**TASK DIRECTIONS:**
Word for word, copy all the data and drop the pictures.

**INFORMATION SUPPLIED:**

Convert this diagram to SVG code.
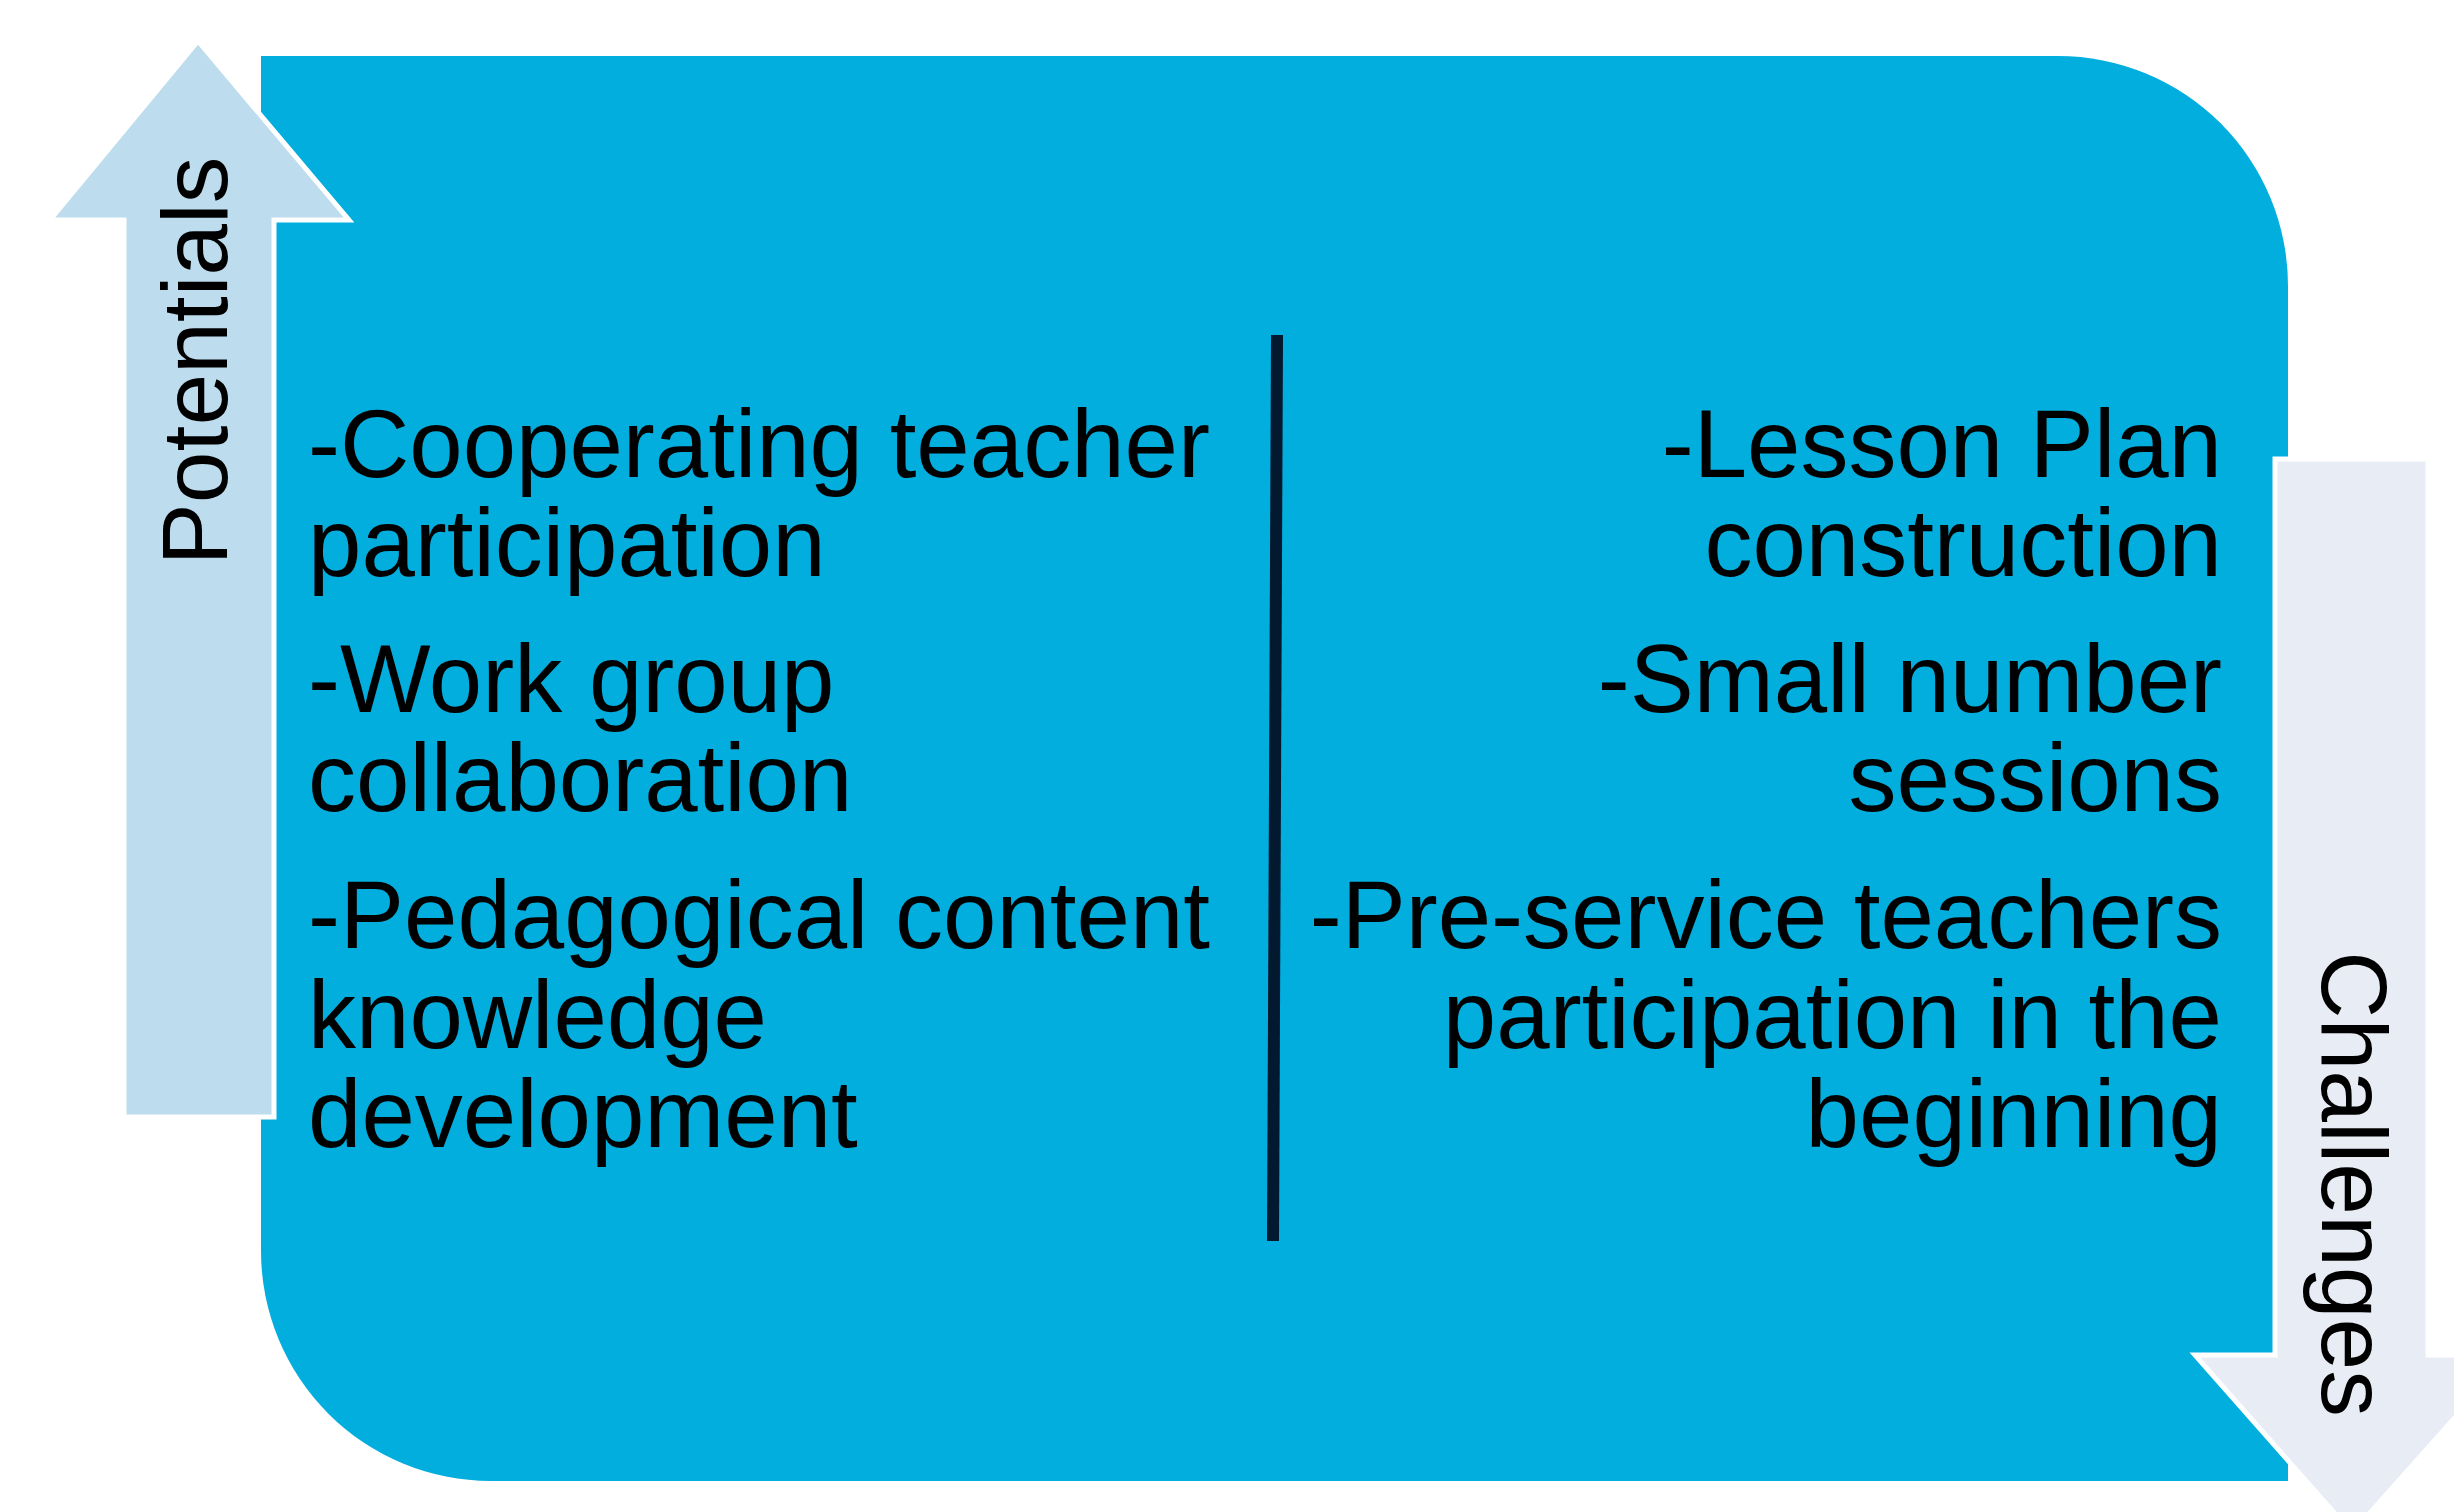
<svg xmlns="http://www.w3.org/2000/svg" width="2454" height="1512" viewBox="0 0 2454 1512">
<style>
.t{font-family:"Liberation Sans",Arial,sans-serif;font-size:96px;fill:#000}
.lbl{font-family:"Liberation Sans",Arial,sans-serif;font-size:93px;fill:#000}
.arrow{stroke:#fff;stroke-width:5;stroke-linejoin:miter}
</style>
<rect width="2454" height="1512" fill="#fff"/>
<g id="main">
<path d="M261,56 H2058 A230,230 0 0 1 2288,286 V1481 H491 A230,230 0 0 1 261,1251 Z" fill="#02AEDE"/>
</g>
<g id="potentials">
<polygon class="arrow" fill="#BDDCEE" points="198,41 349,220 274,220 274,1117 124,1117 124,220 50,220"/>
<text class="lbl" transform="translate(227,361) rotate(-90)" text-anchor="middle">Potentials</text>
</g>
<g id="challenges">
<polygon class="arrow" fill="#E8ECF4" points="2275,459 2428,459 2428,1355 2511,1355 2352,1533 2195,1355 2275,1355"/>
<text class="lbl" transform="translate(2322,1184) rotate(90)" text-anchor="middle">Challenges</text>
</g>
<g id="connectors">
<line x1="1277" y1="335" x2="1273" y2="1241" stroke="#03192F" stroke-width="12"/>
</g>
<g id="left-text">
<text class="t" x="308" y="477">-Cooperating teacher</text>
<text class="t" x="308" y="576">participation</text>
<text class="t" x="308" y="712">-Work group</text>
<text class="t" x="308" y="811">collaboration</text>
<text class="t" x="308" y="948">-Pedagogical content</text>
<text class="t" x="308" y="1048">knowledge</text>
<text class="t" x="308" y="1147">development</text>
</g>
<g id="right-text" text-anchor="end">
<text class="t" x="2222" y="477">-Lesson Plan</text>
<text class="t" x="2222" y="576">construction</text>
<text class="t" x="2222" y="712">-Small number</text>
<text class="t" x="2222" y="811">sessions</text>
<text class="t" x="2222" y="948">-Pre-service teachers</text>
<text class="t" x="2222" y="1048">participation in the</text>
<text class="t" x="2222" y="1147">beginning</text>
</g>
</svg>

**THE OUTPUT:**
Convert this diagram to SVG code.
<svg xmlns="http://www.w3.org/2000/svg" width="2454" height="1512" viewBox="0 0 2454 1512">
<style>
.t{font-family:"Liberation Sans",Arial,sans-serif;font-size:96px;fill:#000}
.lbl{font-family:"Liberation Sans",Arial,sans-serif;font-size:93px;fill:#000}
.arrow{stroke:#fff;stroke-width:5;stroke-linejoin:miter}
</style>
<rect width="2454" height="1512" fill="#fff"/>
<g id="main">
<path d="M261,56 H2058 A230,230 0 0 1 2288,286 V1481 H491 A230,230 0 0 1 261,1251 Z" fill="#02AEDE"/>
</g>
<g id="potentials">
<polygon class="arrow" fill="#BDDCEE" points="198,41 349,220 274,220 274,1117 124,1117 124,220 50,220"/>
<text class="lbl" transform="translate(227,361) rotate(-90)" text-anchor="middle">Potentials</text>
</g>
<g id="challenges">
<polygon class="arrow" fill="#E8ECF4" points="2275,459 2428,459 2428,1355 2511,1355 2352,1533 2195,1355 2275,1355"/>
<text class="lbl" transform="translate(2322,1184) rotate(90)" text-anchor="middle">Challenges</text>
</g>
<g id="connectors">
<line x1="1277" y1="335" x2="1273" y2="1241" stroke="#03192F" stroke-width="12"/>
</g>
<g id="left-text">
<text class="t" x="308" y="477">-Cooperating teacher</text>
<text class="t" x="308" y="576">participation</text>
<text class="t" x="308" y="712">-Work group</text>
<text class="t" x="308" y="811">collaboration</text>
<text class="t" x="308" y="948">-Pedagogical content</text>
<text class="t" x="308" y="1048">knowledge</text>
<text class="t" x="308" y="1147">development</text>
</g>
<g id="right-text" text-anchor="end">
<text class="t" x="2222" y="477">-Lesson Plan</text>
<text class="t" x="2222" y="576">construction</text>
<text class="t" x="2222" y="712">-Small number</text>
<text class="t" x="2222" y="811">sessions</text>
<text class="t" x="2222" y="948">-Pre-service teachers</text>
<text class="t" x="2222" y="1048">participation in the</text>
<text class="t" x="2222" y="1147">beginning</text>
</g>
</svg>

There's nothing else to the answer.